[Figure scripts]
☆ ☆ ☆

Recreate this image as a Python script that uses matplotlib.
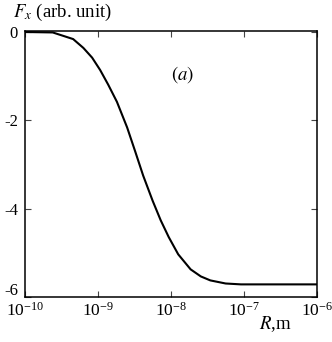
import matplotlib
matplotlib.use("Agg")
import matplotlib.pyplot as plt
import matplotlib.transforms as mtrans
import numpy as np

# curve: log10(R / m) and F_x (arb. unit)
log_r = [-10.0, -9.62, -9.34, -9.20, -9.08, -8.97, -8.86, -8.74, -8.60, -8.49,
         -8.38, -8.25, -8.14, -8.03, -7.90, -7.73, -7.59, -7.46, -7.25, -7.04, -6.0]
fx = [0.0, -0.01, -0.16, -0.36, -0.58, -0.86, -1.19, -1.58, -2.16, -2.70,
      -3.25, -3.82, -4.26, -4.64, -5.03, -5.37, -5.53, -5.62, -5.69, -5.71, -5.71]

y_ticks = [0, -2, -4, -6]
y_labels = ["0", "-2", "-4", "-6"]
x_ticks = [1e-10, 1e-9, 1e-8, 1e-7, 1e-6]

plt.rcParams["font.family"] = ["Liberation Serif", "DejaVu Serif"]
plt.rcParams["mathtext.fontset"] = "stix"

fig = plt.figure(figsize=(3.32, 3.42), dpi=100)
ax = fig.add_axes([0.0753, 0.131, 0.879, 0.778])

r = 10.0 ** np.array(log_r)
ax.plot(r, fx, color="black", lw=1.5)

ax.set_xscale("log")
ax.set_xlim(1e-10, 1e-6)
ax.set_ylim(-6.0, 0.02)
ax.set_xticks(x_ticks)
ax.set_yticks(y_ticks)
ax.set_yticklabels(y_labels)
ax.minorticks_off()
ax.tick_params(direction="in", top=True, right=True, length=4.5, width=0.8,
               color="#444444", labelsize=12, pad=5)
ax.tick_params(axis="x", pad=3, labelsize=12.5)
for sp in ax.spines.values():
    sp.set_linewidth(1.1)

# lift the bottom y label a little so it clears the x labels
lab = ax.get_yticklabels()[-1]
lab.set_transform(lab.get_transform() + mtrans.ScaledTranslation(0, 6 / 72, fig.dpi_scale_trans))

fig.text(13 / 332, 1 - 12 / 342, r"$F_x$ (arb. unit)", fontsize=13.5, va="center", ha="left")
fig.text(183 / 332, 1 - 75 / 342, r"$(a)$", fontsize=13.5, va="center", ha="center")
fig.text(275 / 332, 1 - 324 / 342, r"$R$,m", fontsize=13.5, va="center", ha="center")

fig.savefig("out.png", dpi=100)
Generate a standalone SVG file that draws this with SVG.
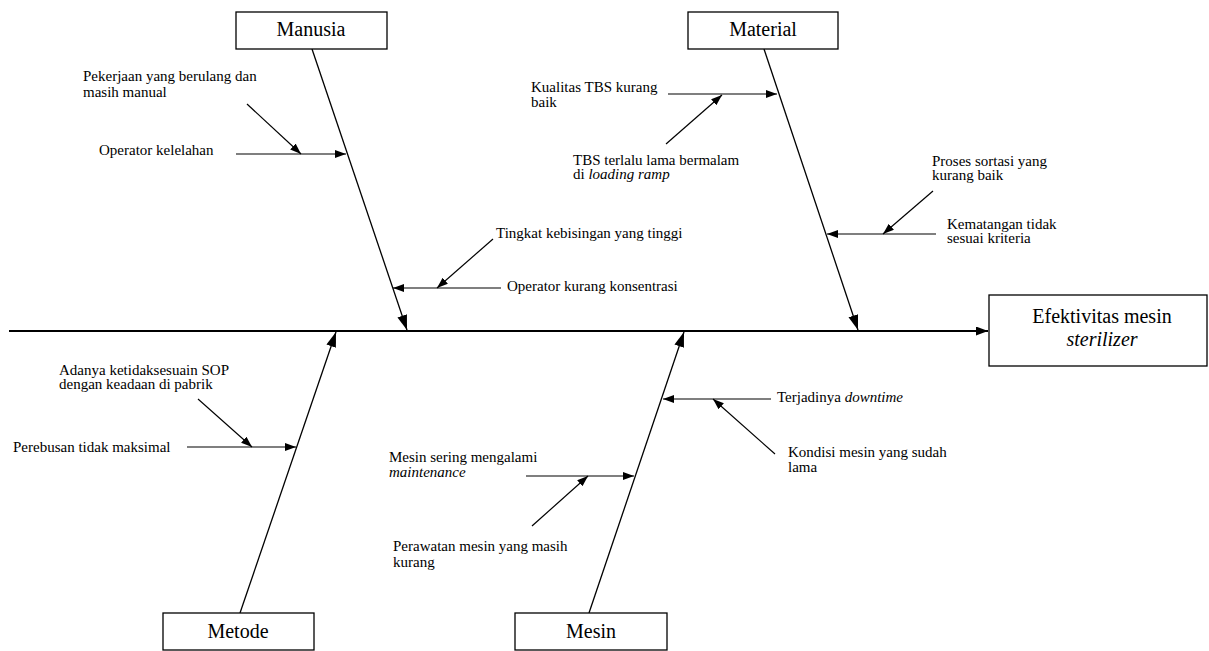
<svg xmlns="http://www.w3.org/2000/svg" width="1209" height="651" viewBox="0 0 1209 651">
<style>
  .t { font-family: "Liberation Serif", "Times New Roman", serif; font-size: 15px; fill: #000; }
  .h { font-family: "Liberation Serif", "Times New Roman", serif; font-size: 20px; fill: #000; text-anchor: middle; }
  .box { fill: #fff; stroke: #000; stroke-width: 1.3; }
  .bone { stroke: #000; stroke-width: 1.3; fill: none; marker-end: url(#big); }
  .sub { stroke: #000; stroke-width: 1.2; fill: none; marker-end: url(#small); }
  .spine { stroke: #000; stroke-width: 1.8; fill: none; marker-end: url(#spineHead); }
</style>
<defs>
  <marker id="big" markerUnits="userSpaceOnUse" markerWidth="16" markerHeight="11" refX="15" refY="5" orient="auto">
    <path d="M0,0 L15,5 L0,10 z" fill="#000"/>
  </marker>
  <marker id="small" markerUnits="userSpaceOnUse" markerWidth="12" markerHeight="9" refX="11" refY="4" orient="auto">
    <path d="M0,0 L11,4 L0,8 z" fill="#000"/>
  </marker>
  <marker id="spineHead" markerUnits="userSpaceOnUse" markerWidth="13" markerHeight="10" refX="12" refY="4.5" orient="auto">
    <path d="M0,0 L12,4.5 L0,9 z" fill="#000"/>
  </marker>
</defs>
<rect width="1209" height="651" fill="#fff"/>

<g id="connectors">
  <line class="spine" x1="9" y1="331" x2="988" y2="331"/>
  <line class="bone" x1="312" y1="49" x2="407" y2="330"/>
  <line class="bone" x1="764" y1="49" x2="858" y2="330"/>
  <line class="bone" x1="240" y1="613" x2="336" y2="332"/>
  <line class="bone" x1="589" y1="613" x2="684" y2="332"/>
  <line class="sub" x1="236" y1="154" x2="346" y2="154"/>
  <line class="sub" x1="247" y1="104" x2="301" y2="154"/>
  <line class="sub" x1="668" y1="94" x2="777" y2="94"/>
  <line class="sub" x1="666" y1="144" x2="722" y2="95"/>
  <line class="sub" x1="493" y1="239" x2="437" y2="288"/>
  <line class="sub" x1="501" y1="288" x2="393" y2="288"/>
  <line class="sub" x1="933" y1="191" x2="883" y2="234"/>
  <line class="sub" x1="936" y1="234" x2="827" y2="234"/>
  <line class="sub" x1="187" y1="447" x2="296" y2="447"/>
  <line class="sub" x1="198" y1="399" x2="252" y2="447"/>
  <line class="sub" x1="526" y1="476" x2="634" y2="476"/>
  <line class="sub" x1="532" y1="526" x2="588" y2="476"/>
  <line class="sub" x1="771" y1="399" x2="663" y2="399"/>
  <line class="sub" x1="775" y1="454" x2="713" y2="399"/>
</g>

<g id="effect">
  <rect class="box" x="989" y="295" width="218" height="71"/>
  <text class="h" x="1102" y="323" font-size="19.5">Efektivitas mesin</text>
  <text class="h" x="1102" y="346" font-size="19.5" font-style="italic">sterilizer</text>
</g>

<g id="manusia">
  <rect class="box" x="236" y="12" width="151" height="37"/>
  <text class="h" x="311" y="36">Manusia</text>
</g>
<g id="material">
  <rect class="box" x="688" y="12" width="150" height="37"/>
  <text class="h" x="763" y="36">Material</text>
</g>
<g id="metode">
  <rect class="box" x="163" y="613" width="151" height="37"/>
  <text class="h" x="238" y="638">Metode</text>
</g>
<g id="mesin">
  <rect class="box" x="515" y="613" width="152" height="37"/>
  <text class="h" x="591" y="638">Mesin</text>
</g>

<g id="cause-pekerjaan">
  <text class="t" x="83" y="81">Pekerjaan yang berulang dan</text>
  <text class="t" x="83" y="97">masih manual</text>
</g>
<g id="cause-operator-kelelahan">
  <text class="t" x="99" y="155">Operator kelelahan</text>
</g>
<g id="cause-kualitas">
  <text class="t" x="531" y="92">Kualitas TBS kurang</text>
  <text class="t" x="531" y="107">baik</text>
</g>
<g id="cause-tbs">
  <text class="t" x="573" y="165">TBS terlalu lama bermalam</text>
  <text class="t" x="573" y="179">di <tspan font-style="italic">loading ramp</tspan></text>
</g>
<g id="cause-proses">
  <text class="t" x="932" y="166">Proses sortasi yang</text>
  <text class="t" x="932" y="180">kurang baik</text>
</g>
<g id="cause-kematangan">
  <text class="t" x="947" y="229">Kematangan tidak</text>
  <text class="t" x="947" y="243">sesuai kriteria</text>
</g>
<g id="cause-tingkat">
  <text class="t" x="496" y="238">Tingkat kebisingan yang tinggi</text>
</g>
<g id="cause-operator-konsentrasi">
  <text class="t" x="507" y="291">Operator kurang konsentrasi</text>
</g>
<g id="cause-adanya">
  <text class="t" x="59" y="375">Adanya ketidaksesuain SOP</text>
  <text class="t" x="59" y="389">dengan keadaan di pabrik</text>
</g>
<g id="cause-perebusan">
  <text class="t" x="13" y="452">Perebusan tidak maksimal</text>
</g>
<g id="cause-mesin-sering">
  <text class="t" x="389" y="462">Mesin sering mengalami</text>
  <text class="t" x="389" y="477" font-style="italic">maintenance</text>
</g>
<g id="cause-perawatan">
  <text class="t" x="393" y="551">Perawatan mesin yang masih</text>
  <text class="t" x="393" y="567">kurang</text>
</g>
<g id="cause-downtime">
  <text class="t" x="777" y="402">Terjadinya <tspan font-style="italic">downtime</tspan></text>
</g>
<g id="cause-kondisi">
  <text class="t" x="788" y="457">Kondisi mesin yang sudah</text>
  <text class="t" x="788" y="472">lama</text>
</g>
</svg>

☆ ☆ ☆

§ STATED EXERCISE:
Report only how many lines in the records contain the word "matplotlib".

§ SOLUTION FOR THIS PROBLEM:
5